Let's compare how different basis functions perform on the same data:

.. code-block:: python

   # Test different basis functions
   basis_configs = [
       ('Linear', mlai.linear, 1),
       ('Polynomial', mlai.polynomial, 3),
       ('Radial', mlai.radial, 5),
       ('Fourier', mlai.fourier, 4)
   ]
   
   results = {}
   
   for name, basis_func, num_basis in basis_configs:
       # Create basis and model
       basis = mlai.Basis(basis_func, num_basis, data_limits=[X.min(), X.max()])
       model = mlai.LR(X, y, basis)
       model.fit()
       
       # Evaluate
       y_pred_proba, _ = model.predict(X)
       y_pred = (y_pred_proba > 0.5).astype(int)
       accuracy = (y_pred == y).mean()
       
       results[name] = {
           'accuracy': accuracy,
           'model': model,
           'basis': basis
       }
       
       print(f"{name} basis: Accuracy = {accuracy:.3f}")
   
   # Plot decision boundaries for comparison
   fig, axes = plt.subplots(2, 2, figsize=(15, 12))
   axes = axes.ravel()
   
   for i, (name, result) in enumerate(results.items()):
       model = result['model']
       basis = result['basis']
       
       # Create grid
       x_min, x_max = X[:, 0].min() - 0.5, X[:, 0].max() + 0.5
       y_min, y_max = X[:, 1].min() - 0.5, X[:, 1].max() + 0.5
       xx, yy = np.meshgrid(np.linspace(x_min, x_max, 50),
                           np.linspace(y_min, y_max, 50))
       
       # Get predictions
       grid_points = np.c_[xx.ravel(), yy.ravel()]
       proba_grid, _ = model.predict(grid_points)
       proba_grid = proba_grid.reshape(xx.shape)
       
       # Plot
       axes[i].contourf(xx, yy, proba_grid, levels=20, cmap='RdYlBu', alpha=0.7)
       axes[i].scatter(X[y == 0][:, 0], X[y == 0][:, 1], c='red', alpha=0.6, s=20)
       axes[i].scatter(X[y == 1][:, 0], X[y == 1][:, 1], c='blue', alpha=0.6, s=20)
       axes[i].contour(xx, yy, proba_grid, levels=[0.5], colors='black', linewidths=2)
       axes[i].set_title(f'{name} (Acc: {result["accuracy"]:.3f})')
       axes[i].set_xlabel('Feature 1')
       axes[i].set_ylabel('Feature 2')
       axes[i].grid(True, alpha=0.3)
   
   plt.tight_layout()
   plt.show()

Key Concepts
------------

1. **Logistic Function**: The sigmoid function maps any real number to a probability between 0 and 1.

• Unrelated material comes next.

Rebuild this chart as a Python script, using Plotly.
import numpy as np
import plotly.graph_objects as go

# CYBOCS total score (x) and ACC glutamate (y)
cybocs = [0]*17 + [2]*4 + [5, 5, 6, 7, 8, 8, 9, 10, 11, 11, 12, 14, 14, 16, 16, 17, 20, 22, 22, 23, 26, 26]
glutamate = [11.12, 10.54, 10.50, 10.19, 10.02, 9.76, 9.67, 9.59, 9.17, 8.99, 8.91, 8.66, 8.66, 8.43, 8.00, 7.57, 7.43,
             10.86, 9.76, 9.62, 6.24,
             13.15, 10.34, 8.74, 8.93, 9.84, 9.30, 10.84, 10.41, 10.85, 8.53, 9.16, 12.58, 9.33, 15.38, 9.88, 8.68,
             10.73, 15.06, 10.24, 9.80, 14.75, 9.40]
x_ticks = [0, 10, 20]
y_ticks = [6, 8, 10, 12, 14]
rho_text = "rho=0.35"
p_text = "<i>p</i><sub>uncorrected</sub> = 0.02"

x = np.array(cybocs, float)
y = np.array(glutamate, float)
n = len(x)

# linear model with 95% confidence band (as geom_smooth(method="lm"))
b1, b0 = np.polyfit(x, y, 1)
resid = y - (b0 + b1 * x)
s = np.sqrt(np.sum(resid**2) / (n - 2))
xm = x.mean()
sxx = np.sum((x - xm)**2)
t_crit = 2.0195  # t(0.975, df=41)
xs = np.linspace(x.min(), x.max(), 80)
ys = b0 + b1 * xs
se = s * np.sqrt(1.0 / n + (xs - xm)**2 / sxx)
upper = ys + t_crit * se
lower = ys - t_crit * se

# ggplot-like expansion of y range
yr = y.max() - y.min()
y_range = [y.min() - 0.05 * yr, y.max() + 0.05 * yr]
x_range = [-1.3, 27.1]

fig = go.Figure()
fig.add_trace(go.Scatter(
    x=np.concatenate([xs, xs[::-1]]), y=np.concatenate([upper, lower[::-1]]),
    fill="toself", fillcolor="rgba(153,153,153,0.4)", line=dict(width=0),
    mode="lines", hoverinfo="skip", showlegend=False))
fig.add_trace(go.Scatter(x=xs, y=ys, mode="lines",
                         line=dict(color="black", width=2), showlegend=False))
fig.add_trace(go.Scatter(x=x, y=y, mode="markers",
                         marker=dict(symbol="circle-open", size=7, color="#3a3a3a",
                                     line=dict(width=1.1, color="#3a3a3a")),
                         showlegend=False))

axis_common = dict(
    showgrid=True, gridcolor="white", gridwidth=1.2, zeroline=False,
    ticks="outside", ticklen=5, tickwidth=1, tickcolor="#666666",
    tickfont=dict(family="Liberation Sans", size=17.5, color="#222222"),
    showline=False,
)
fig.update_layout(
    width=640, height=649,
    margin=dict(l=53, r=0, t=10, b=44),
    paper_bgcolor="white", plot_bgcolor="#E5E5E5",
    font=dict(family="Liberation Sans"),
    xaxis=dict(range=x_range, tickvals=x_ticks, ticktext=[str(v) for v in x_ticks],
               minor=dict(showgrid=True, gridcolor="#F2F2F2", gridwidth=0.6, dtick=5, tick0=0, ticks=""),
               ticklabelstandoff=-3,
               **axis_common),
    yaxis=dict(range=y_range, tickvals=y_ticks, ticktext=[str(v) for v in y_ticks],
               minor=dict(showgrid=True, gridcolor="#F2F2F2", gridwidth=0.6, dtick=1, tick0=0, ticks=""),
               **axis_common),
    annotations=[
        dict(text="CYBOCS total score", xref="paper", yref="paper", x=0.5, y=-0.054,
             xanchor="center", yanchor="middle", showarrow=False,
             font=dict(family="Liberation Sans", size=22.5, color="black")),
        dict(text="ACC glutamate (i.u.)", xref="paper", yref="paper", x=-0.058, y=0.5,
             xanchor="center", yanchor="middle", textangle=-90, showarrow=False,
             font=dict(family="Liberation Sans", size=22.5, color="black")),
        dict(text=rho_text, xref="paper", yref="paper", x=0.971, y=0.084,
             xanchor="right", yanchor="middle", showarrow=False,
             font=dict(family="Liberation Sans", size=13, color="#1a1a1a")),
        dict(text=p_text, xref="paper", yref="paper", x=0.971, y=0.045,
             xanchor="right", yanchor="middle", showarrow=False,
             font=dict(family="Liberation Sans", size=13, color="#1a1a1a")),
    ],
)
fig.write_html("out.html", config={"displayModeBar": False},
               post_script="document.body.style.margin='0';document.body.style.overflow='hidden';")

2. **Maximum Likelihood**: Logistic regression maximizes the likelihood of the observed data.

3. **Regularization**: Adding regularization terms helps prevent overfitting.

4. **Multiclass Extension**: Logistic regression can be extended to multiple classes using softmax.

Advantages and Limitations
-------------------------

**Advantages:**
- Simple and interpretable
- Provides probability estimates
- Works well with small datasets
- No assumptions about feature distributions

**Limitations:**
- Assumes linear relationship in log-odds
- May underperform on complex non-linear problems
- Sensitive to outliers
- Requires feature scaling for optimal performance

Further Reading
---------------

- `Logistic Regression <https://en.wikipedia.org/wiki/Logistic_regression>`_ on Wikipedia
- `Generalized Linear Models <https://en.wikipedia.org/wiki/Generalized_linear_model>`_
- `Maximum Likelihood Estimation <https://en.wikipedia.org/wiki/Maximum_likelihood_estimation>`_

This tutorial demonstrates how logistic regression provides a probabilistic framework for binary classification, forming the foundation for understanding more advanced classification techniques.